*Given exercise*. Look through the data below and output, unchanged, every line from the one holding "Rebuild this chart" through the one holding "from matplotlib.lines import Line2D", inclusive. Skip the pictures.

*Data*.
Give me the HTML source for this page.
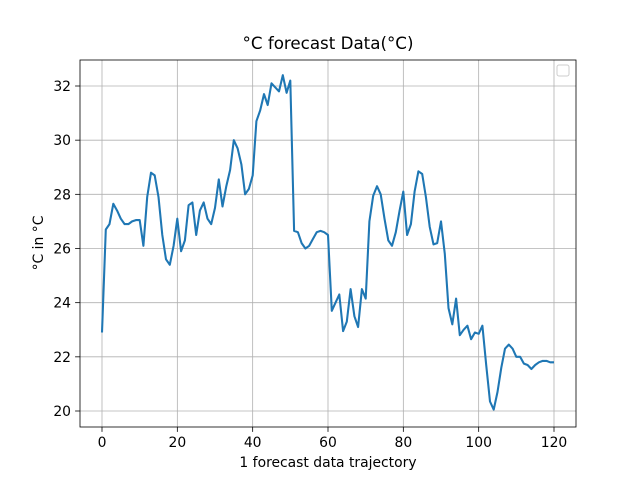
<!DOCTYPE html>
<html><head><meta charset="utf-8"><style>body{margin:0;background:#fff}svg text{font-family:"DejaVu Sans","Liberation Sans",sans-serif;fill:#000}</style></head>
<body>
<svg id="chart" width="640" height="480" xmlns="http://www.w3.org/2000/svg">
<rect width="640" height="480" fill="#fff"/>
<g id="grid"></g>
<path id="line" fill="none" stroke="#1f77b4" stroke-width="2.08" stroke-linejoin="round"/>
<rect x="80" y="60" width="496" height="367" fill="none" stroke="#000" stroke-width="0.8"/>
<g id="ticks"></g>
<rect x="557" y="65" width="12" height="11" rx="2" fill="#fff" stroke="#ccc"/>
<text x="328" y="49" font-size="16.7" text-anchor="middle">°C forecast Data(°C)</text>
<text x="328" y="467" font-size="13.9" text-anchor="middle">1 forecast data trajectory</text>
<text transform="translate(43,243) rotate(-90)" font-size="13.9" text-anchor="middle">°C in °C</text>
</svg>
<script>
const values=[22.9,26.7,26.9,27.65,27.4,27.1,26.9,26.9,27.0,27.05,27.05,26.1,27.9,28.8,28.7,27.9,26.5,25.6,25.4,26.1,27.1,25.9,26.3,27.6,27.7,26.5,27.4,27.7,27.1,26.9,27.5,28.55,27.55,28.3,28.9,30.0,29.7,29.1,28.0,28.2,28.7,30.7,31.1,31.7,31.3,32.1,31.95,31.8,32.4,31.75,32.2,26.65,26.6,26.2,26.0,26.1,26.35,26.6,26.65,26.6,26.5,23.7,24.0,24.3,22.95,23.3,24.5,23.5,23.1,24.5,24.15,27.0,27.95,28.3,28.0,27.1,26.3,26.1,26.6,27.4,28.1,26.5,26.9,28.1,28.85,28.75,27.9,26.8,26.15,26.2,27.0,25.8,23.8,23.2,24.15,22.8,23.0,23.15,22.65,22.9,22.85,23.15,21.7,20.35,20.05,20.7,21.6,22.3,22.45,22.3,22.0,22.0,21.75,21.7,21.55,21.7,21.8,21.85,21.85,21.8,21.8];
const xTicks=[0,20,40,60,80,100,120];
const yTicks=[20,22,24,26,28,30,32];
const X=v=>102+v*(452/120), Y=v=>411-(v-20)*(325/12);
const NS="http://www.w3.org/2000/svg";
const grid=document.getElementById('grid'), ticks=document.getElementById('ticks');
function mk(p,tag,a){const e=document.createElementNS(NS,tag);for(const k in a)e.setAttribute(k,a[k]);p.appendChild(e);return e;}
xTicks.forEach(t=>{const x=X(t);
const g=mk(grid,'line',{x1:x,x2:x,y1:60,y2:427,stroke:'#b0b0b0','stroke-width':0.8});


mk(ticks,'line',{x1:x,x2:x,y1:427,y2:431.9,stroke:'#000','stroke-width':0.8});
const tx=mk(ticks,'text',{x:x,y:447,'font-size':13.9,'text-anchor':'middle'});tx.textContent=t;

});
yTicks.forEach(t=>{const y=Y(t);
const g=mk(grid,'line',{x1:80,x2:576,y1:y,y2:y,stroke:'#b0b0b0','stroke-width':0.8});


mk(ticks,'line',{x1:75.1,x2:80,y1:y,y2:y,stroke:'#000','stroke-width':0.8});
const tx=mk(ticks,'text',{x:71,y:y+5,'font-size':13.9,'text-anchor':'end'});tx.textContent=t;

});
document.getElementById('line').setAttribute('d',values.map((v,i)=>(i?'L':'M')+X(i).toFixed(1)+','+Y(v).toFixed(1)).join(''));
</script>
</body></html>
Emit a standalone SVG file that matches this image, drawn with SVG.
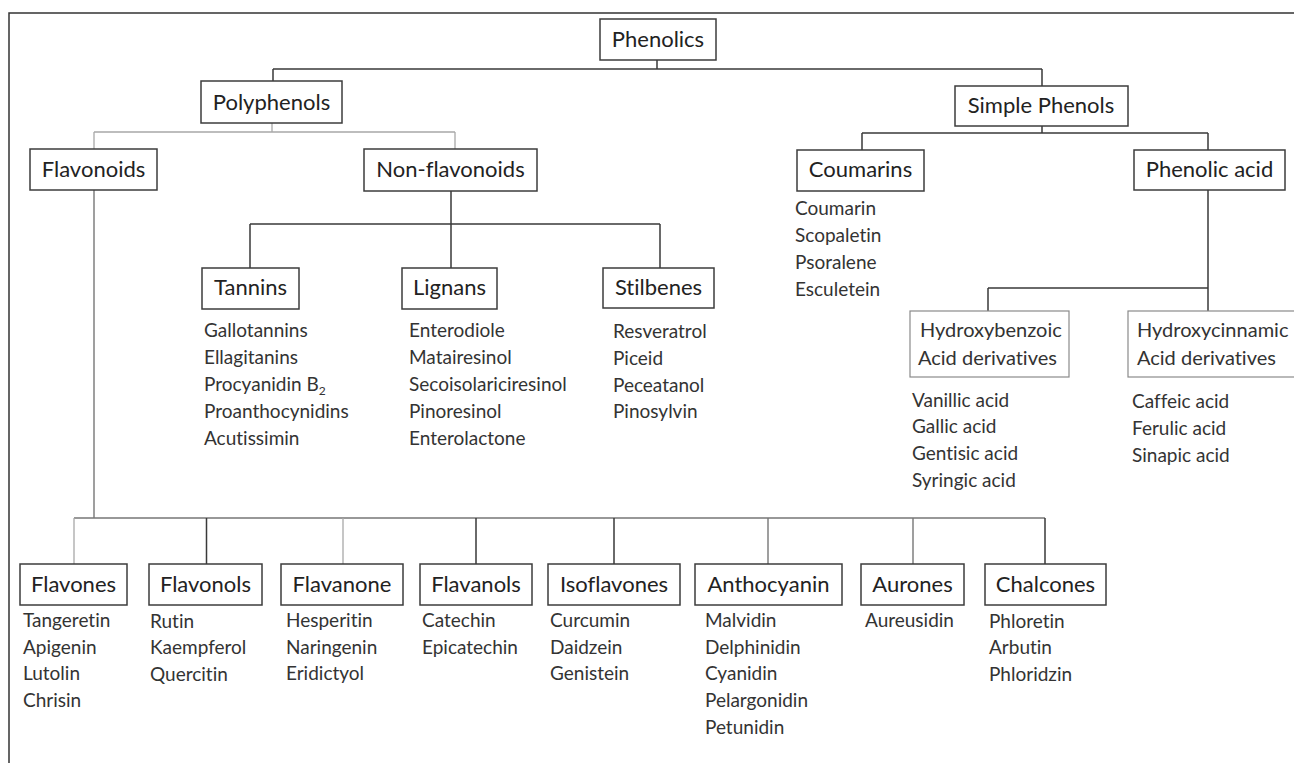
<svg xmlns="http://www.w3.org/2000/svg" width="1294" height="763" viewBox="0 0 1294 763">
<style>
.frame{fill:none;stroke:#333;stroke-width:1.5}
.box{fill:#fff;stroke:#3c3c3c;stroke-width:1.5}
.box2{fill:#fff;stroke:#8a8a8a;stroke-width:1.2}
text{font-variant-ligatures:none}
.lbl{font-family:Lato,"Open Sans",sans-serif;font-size:22px;fill:#222;text-anchor:middle}
.lbl2{font-family:Lato,"Open Sans",sans-serif;font-size:20px;fill:#333}
.item{font-family:Lato,"Open Sans",sans-serif;font-size:19px;fill:#333}
.dk{stroke:#3a3a3a;stroke-width:1.5;fill:none}
.md{stroke:#777;stroke-width:1.4;fill:none}
.lt{stroke:#a8a8a8;stroke-width:1.3;fill:none}
</style>
<rect width="1294" height="763" fill="#fff"/>
<path class="frame" d="M9,763 V13 H1294"/>
<g id="connectors">
<path class="dk" d="M657,60 V69 M273,69 H1042 M273,69 V81 M1042,69 V86"/>
<path class="lt" d="M272,123 V132 M94,132 H455 M94,132 V149 M455,132 V149"/>
<path class="dk" d="M1042,126 V133 M862,133 H1208 M862,133 V150 M1208,133 V150"/>
<path class="dk" d="M451,191 V268 M250,224 H660 M250,224 V268 M660,224 V268"/>
<path class="dk" d="M1208,190 V311 M988,288 H1208 M988,288 V311"/>
<path class="md" d="M94,190 V518 M74,518 H1045"/>
<path class="lt" d="M74,518 V564 M343,518 V564"/>
<path class="md" d="M768,518 V564 M913,518 V564"/>
<path class="dk" d="M206.5,518 V564 M476,518 V564 M614,518 V564 M1045,518 V564"/>
</g>
<g id="phenolics"><rect class="box" x="600" y="19" width="116" height="41"/><text class="lbl" x="658" y="47">Phenolics</text></g>
<g id="polyphenols"><rect class="box" x="201" y="81" width="141" height="42"/><text class="lbl" x="271.5" y="110">Polyphenols</text></g>
<g id="simple-phenols"><rect class="box" x="955" y="86" width="173" height="40"/><text class="lbl" x="1041" y="113">Simple Phenols</text></g>
<g id="flavonoids"><rect class="box" x="30" y="149" width="127" height="41"/><text class="lbl" x="93.5" y="177">Flavonoids</text></g>
<g id="non-flavonoids"><rect class="box" x="364" y="149" width="173" height="42"/><text class="lbl" x="450.5" y="177">Non-flavonoids</text></g>
<g id="coumarins"><rect class="box" x="797" y="150" width="127" height="41"/><text class="lbl" x="860.5" y="177">Coumarins</text>
<text class="item" x="795" y="215">Coumarin</text><text class="item" x="795" y="242">Scopaletin</text><text class="item" x="795" y="269">Psoralene</text><text class="item" x="795" y="296">Esculetein</text></g>
<g id="phenolic-acid"><rect class="box" x="1134" y="150" width="151" height="40"/><text class="lbl" x="1209.5" y="177">Phenolic acid</text></g>
<g id="tannins"><rect class="box" x="202" y="268" width="97" height="41"/><text class="lbl" x="250.5" y="295">Tannins</text>
<text class="item" x="204" y="337">Gallotannins</text><text class="item" x="204" y="364">Ellagitanins</text><text class="item" x="204" y="391">Procyanidin B<tspan font-size="12" dy="4">2</tspan></text><text class="item" x="204" y="418">Proanthocynidins</text><text class="item" x="204" y="445">Acutissimin</text></g>
<g id="lignans"><rect class="box" x="402" y="268" width="95" height="41"/><text class="lbl" x="449.5" y="295">Lignans</text>
<text class="item" x="409" y="337">Enterodiole</text><text class="item" x="409" y="364">Matairesinol</text><text class="item" x="409" y="391">Secoisolariciresinol</text><text class="item" x="409" y="418">Pinoresinol</text><text class="item" x="409" y="445">Enterolactone</text></g>
<g id="stilbenes"><rect class="box" x="603" y="268" width="111" height="40"/><text class="lbl" x="658.5" y="295">Stilbenes</text>
<text class="item" x="613" y="338">Resveratrol</text><text class="item" x="613" y="365">Piceid</text><text class="item" x="613" y="392">Peceatanol</text><text class="item" x="613" y="418">Pinosylvin</text></g>
<g id="hydroxybenzoic"><rect class="box2" x="910" y="311" width="159" height="66"/><text class="lbl2" x="920" y="337">Hydroxybenzoic</text><text class="lbl2" x="918" y="365">Acid derivatives</text>
<text class="item" x="912" y="407">Vanillic acid</text><text class="item" x="912" y="433">Gallic acid</text><text class="item" x="912" y="460">Gentisic acid</text><text class="item" x="912" y="487">Syringic acid</text></g>
<g id="hydroxycinnamic"><rect class="box2" x="1128" y="311" width="170" height="66"/><text class="lbl2" x="1137" y="337">Hydroxycinnamic</text><text class="lbl2" x="1137" y="365">Acid derivatives</text>
<text class="item" x="1132" y="408">Caffeic acid</text><text class="item" x="1132" y="435">Ferulic acid</text><text class="item" x="1132" y="462">Sinapic acid</text></g>
<g id="flavones"><rect class="box" x="20" y="564" width="107" height="41"/><text class="lbl" x="73.5" y="592">Flavones</text>
<text class="item" x="23" y="627">Tangeretin</text><text class="item" x="23" y="654">Apigenin</text><text class="item" x="23" y="680">Lutolin</text><text class="item" x="23" y="707">Chrisin</text></g>
<g id="flavonols"><rect class="box" x="149" y="564" width="113" height="41"/><text class="lbl" x="205.5" y="592">Flavonols</text>
<text class="item" x="150" y="628">Rutin</text><text class="item" x="150" y="654">Kaempferol</text><text class="item" x="150" y="681">Quercitin</text></g>
<g id="flavanone"><rect class="box" x="281" y="564" width="122" height="41"/><text class="lbl" x="342" y="592">Flavanone</text>
<text class="item" x="286" y="627">Hesperitin</text><text class="item" x="286" y="654">Naringenin</text><text class="item" x="286" y="680">Eridictyol</text></g>
<g id="flavanols"><rect class="box" x="420" y="564" width="112" height="41"/><text class="lbl" x="476" y="592">Flavanols</text>
<text class="item" x="422" y="627">Catechin</text><text class="item" x="422" y="654">Epicatechin</text></g>
<g id="isoflavones"><rect class="box" x="548" y="564" width="132" height="41"/><text class="lbl" x="614" y="592">Isoflavones</text>
<text class="item" x="550" y="627">Curcumin</text><text class="item" x="550" y="654">Daidzein</text><text class="item" x="550" y="680">Genistein</text></g>
<g id="anthocyanin"><rect class="box" x="695" y="564" width="147" height="41"/><text class="lbl" x="768.5" y="592">Anthocyanin</text>
<text class="item" x="705" y="627">Malvidin</text><text class="item" x="705" y="654">Delphinidin</text><text class="item" x="705" y="680">Cyanidin</text><text class="item" x="705" y="707">Pelargonidin</text><text class="item" x="705" y="734">Petunidin</text></g>
<g id="aurones"><rect class="box" x="861" y="564" width="103" height="41"/><text class="lbl" x="912.5" y="592">Aurones</text>
<text class="item" x="865" y="627">Aureusidin</text></g>
<g id="chalcones"><rect class="box" x="985" y="564" width="121" height="41"/><text class="lbl" x="1045.5" y="592">Chalcones</text>
<text class="item" x="989" y="628">Phloretin</text><text class="item" x="989" y="654">Arbutin</text><text class="item" x="989" y="681">Phloridzin</text></g>
</svg>
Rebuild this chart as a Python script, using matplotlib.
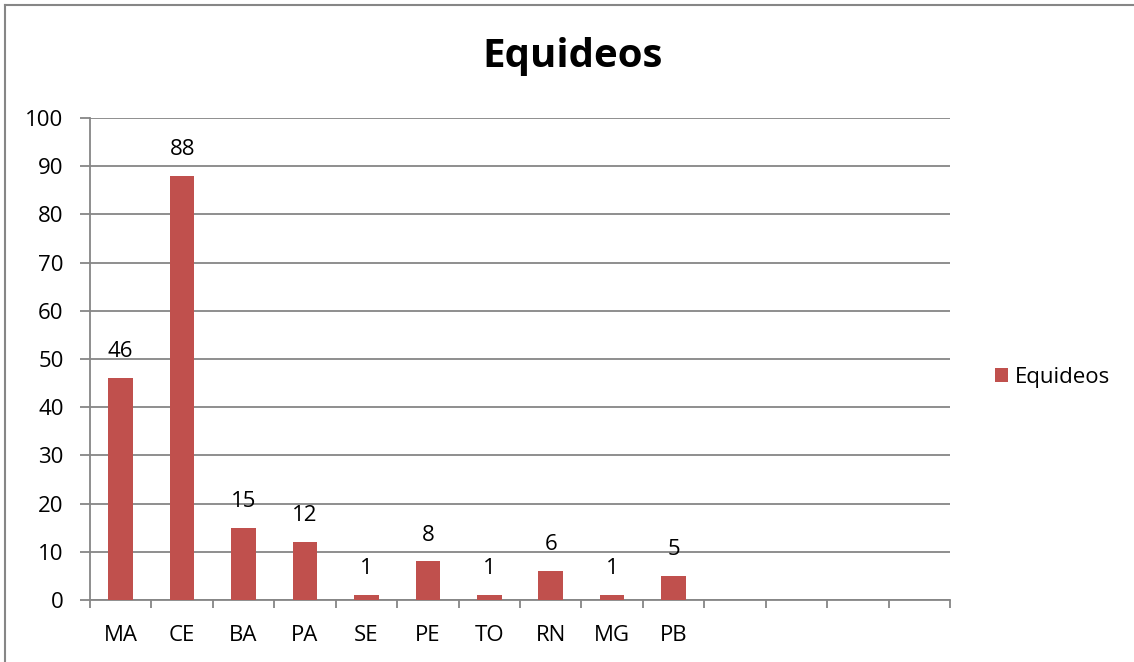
import matplotlib
matplotlib.use("Agg")
import matplotlib.pyplot as plt
from matplotlib.lines import Line2D

# Dados
estados = ["MA", "CE", "BA", "PA", "SE", "PE", "TO", "RN", "MG", "PB", "", "", "", ""]
equideos = [46, 88, 15, 12, 1, 8, 1, 6, 1, 5, None, None, None, None]

plt.rcParams['font.family'] = ['Open Sans', 'DejaVu Sans']

fig = plt.figure(figsize=(11.34, 6.62), dpi=100)
ax = fig.add_axes([90 / 1134, 62 / 662, 860 / 1134, 482 / 662])

cor = '#C0504D'
cinza = '#868686'

xs = [i for i, v in enumerate(equideos) if v is not None]
vals = [v for v in equideos if v is not None]
barras = ax.bar(xs, vals, width=0.4, color=cor, label='Equideos', zorder=3)
for x, v in zip(xs, vals):
    ax.text(x, v + 3.3, str(v), ha='center', va='bottom', fontsize=16, zorder=4)

ax.set_xlim(-0.5, len(estados) - 0.5)
ax.set_ylim(0, 100)
ax.set_yticks(range(0, 101, 10))
ax.yaxis.grid(True, color=cinza, linewidth=1.3, zorder=0)
ax.set_xticks(range(len(estados)))
ax.set_xticklabels(estados, fontsize=16)
ax.set_xticks([i - 0.5 for i in range(len(estados) + 1)], minor=True)
ax.tick_params(axis='x', which='major', length=0, pad=18)
ax.tick_params(axis='x', which='minor', length=6, width=1.3, color=cinza)
ax.tick_params(axis='y', length=7, width=1.3, color=cinza, labelsize=16, pad=12)

for lado in ['top', 'right']:
    ax.spines[lado].set_visible(False)
for lado in ['left', 'bottom']:
    ax.spines[lado].set_color(cinza)
    ax.spines[lado].set_linewidth(1.3)

fig.text(573 / 1134, 1 - 56 / 662, 'Equideos', ha='center', va='center',
         fontsize=29, fontweight='bold')

fig.legend(handles=[barras], loc='center left', bbox_to_anchor=(975 / 1134, 1 - 377 / 662),
           frameon=False, fontsize=16, handlelength=0.6, handleheight=0.6, handletextpad=0.3)

# moldura
fig.add_artist(Line2D([5 / 1134, 5 / 1134], [0, 1 - 5 / 662], color=cinza, linewidth=1.5))
fig.add_artist(Line2D([5 / 1134, 1], [1 - 5 / 662, 1 - 5 / 662], color=cinza, linewidth=1.5))

fig.savefig('out.png', dpi=100)
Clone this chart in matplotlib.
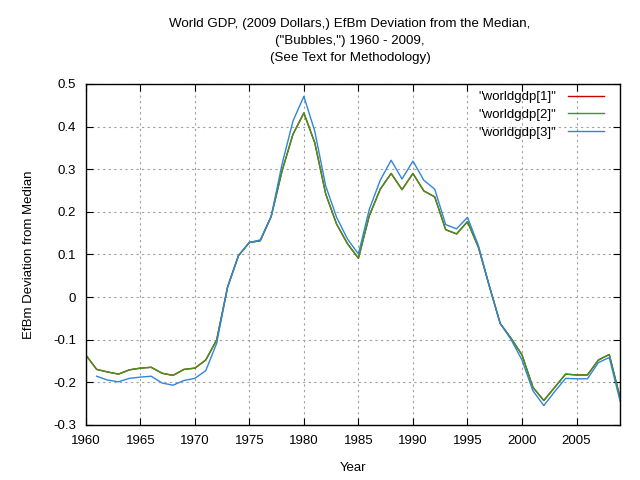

*Output*.
Rebuild this chart as a Python script, using matplotlib.
import matplotlib
matplotlib.use("Agg")
import matplotlib.pyplot as plt
from matplotlib.lines import Line2D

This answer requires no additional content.